During the recent Big Data WorkshopMike Mahoney
 mentioned Fast Food (see Revisiting the Nystrom Method for Improved Large-Scale Machine Learning, all the slides of the workshop are here) and it reminded me of several items. First to understand Fast Food, you need to understand Random Kitchen Sinks, for that, either you can go back to this 2007 Nuit Blanche blog entry ( Compressed Sensing: Random Features for Large-Scale Kernel Machines ) or just watch the very illuminating explanation by none other than Ali Rahimi:



[ The video is from Microsoft Research ( http://research.microsoft.com/apps/video/default.aspx?id=103390 ) . Slides are available from that address. several video formats are also available from Microsoft Research ]. Here is the abstract of the talk:
Random Kitchen Sinks
A popular trend in computer vision, graphics, and machine learning is to replace sophisticated statistical models with simpler generic ones, and to compensate for the missing domain knowledge with huge datasets. These huge datasets in turn require us to solve huge numerical optimization problems that tax popular off-the-shelf implementations of popular algorithms. I describe a randomized way to solve these large scale optimization problems quickly, in a few lines of code, and with provably good performance guarantees. For example, a randomized version of Adaboost and of kernelized Support Vector Machine can fit millions of data points within a few minutes with almost no loss in classification accuracy.
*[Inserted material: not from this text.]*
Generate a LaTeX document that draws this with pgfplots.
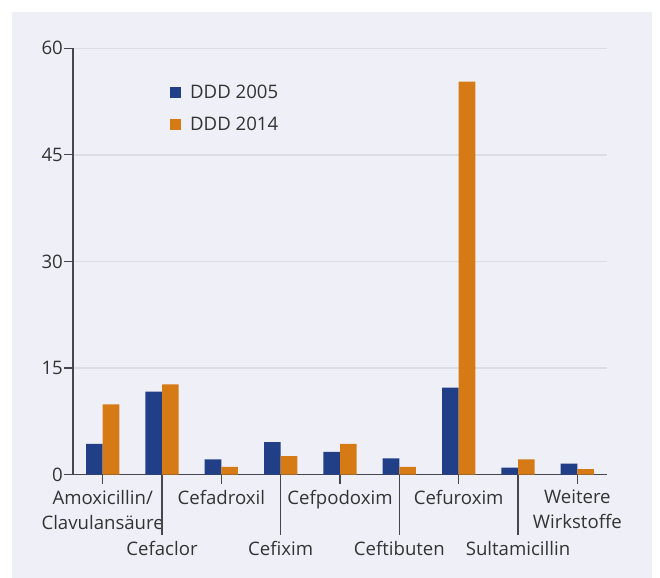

Similarly, very large Semi-Definite Programs can be solved quickly by approximating them with suitably randomized linear programs. All of these tricks randomize over most of the variables of optimization and carry out a much cheaper optimization over the remaining variables. A theoretical analysis of these tricks relies on the concentration of measure phenomenon in Banach spaces, and guarantees that in the cases I describe, these tricks work almost as well as carrying out the full optimization. I'll also describe a curious and related way of constructing numerical algorithms that execute reliably on unreliable CPUs that run at subthreshold voltages. 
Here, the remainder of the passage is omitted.